Weekly Street Sentiment: Lack of Clarity Remains

Includes: DIA, QQQ, SPY
by: First Coverage


  • Overall market sentiment decreases by 3.59%.
  • Most bearish industry remains Financials.
  • Most bullish industry is Consumer/Non-Cyclical, replacing Basic Materials.
  • Sell-side certainty remains positive but declines to 104%.
  • Most active area for idea generation is Technology.


Sentiment on the Street decreases by over 3.59% heading into market open Monday. Consumer/Non-Cyclical becomes the industry with the most bullish sentiment while Financials remains the industry generating the most bearish sentiment. The First Coverage Sell-Side Certainty Index [FCSCI] remains above 100 but shows a decline over the last two weeks.


Stop me if you’ve heard this one before: Financial firm gets into trouble, markets get concerned, financial-related equities get slaughtered and Fed comes to the rescue. I know…we’ve seen that play, bought the tickets, ate the snacks and called it a night, right? Right?? Well, not so fast!

Credit Default Swaps ring a bell? They also go by the name CDS or, for the less acronym-inclined amongst us, ‘those insurance thingies’. Regardless what you want to call them, firms use these securities to protect themselves against counter-parties unable to satisfy obligations… like, maybe, Bear Stearns. The cost of these swaps started going up well before the rest of us figured out what was really going on in mid-March and for the record, they’re rising again. That isn’t good news for anyone.

While the prices of CDS securities are still well-off record highs, current CDS prices combined with fears that the Fed might be low on ‘Save the World’ money are two of the reasons that Financials remain ‘off the menu’ when it comes to industries the sell side is suggesting buy-side clients allocate new capital.

In short, the more things change, the more Financials continue to stay the same. Four weeks ago, Financials regained their bottom-dwelling spot amongst our user base and since that time they have given up over 1,000 basis points relative to the S&P 500 benchmark.

On the flip side of reality... All Hail the Consumer!

The consumer, in an impeccable portrayal of one of those zombies who just doesn’t know better, refuses to stay ‘dead’. Even as consumer sentiment reaches multi-decade lows, even as sales at Sears drop 10% in Q1 against last year’s numbers, and even as sales at K-Mart declined over 7%, Consumer/Non-Cyclicals emerged this week as the industry with the most bullish sentiment.

Now, I bet you wish I had words of wisdom to make some sense of this renewed enthusiasm for the consumer... Well, lucky for you, I do. Even luckier? They aren’t only my words.

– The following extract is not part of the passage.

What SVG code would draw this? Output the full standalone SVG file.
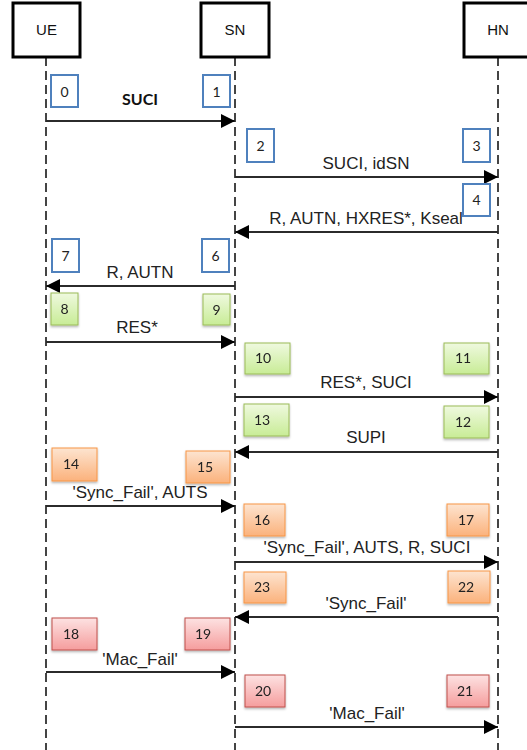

This week’s Barron's includes parts of a report written by a JP Morgan Wall Street strategist which states, “Consumers are a lagging indicator, by the time the negative shock has rippled to affect households, financial markets have already discounted this.”

Apparently undeterred about insulting, well, everyone by referring to them as ‘lagging’, the author goes on to say that when all confidence is lost in the ability of the consumer to spend, historically consumers actually do a fantastic job of just that… spending. So, chin up, apparently we have the consumer just where we want them!

As an aside, I should also remind our readers that 2 weeks ago we discussed the first rumblings of a positive turn in sentiment towards the consumer amongst our user base. Since that occurred, Consumer Discretionary stocks have outperformed the S&P 500 by almost 200 basis points.

The data is clear in its lack of clarity. We have a division amongst the institutional sell-side users, and isn’t that what makes a market in the first place? Over 1,000 professionals evenly split between those who feel we are in the midst of an economy that’s coming out of the worst of it and those who feel we have a financial market that’s about to pull us deep into the worst of it.

One last thing to add to the confusion: The First Coverage Certainty Index continues to decline, sending signals that this is one debate which has both sides concerned there might still be some significant surprises left to come.

Until next week…


On May 19th: Energy saw a significant decline in bullish sentiment. What’s happened since: S&P 500 Energy Sector has slipped over 3% and Crude has fallen significantly from $135 highs.

On May 12th: Financials reclaim the spot of most bearish industry. What’s happened since: Over the last 3 weeks, Financials significantly underperform the S&P 500.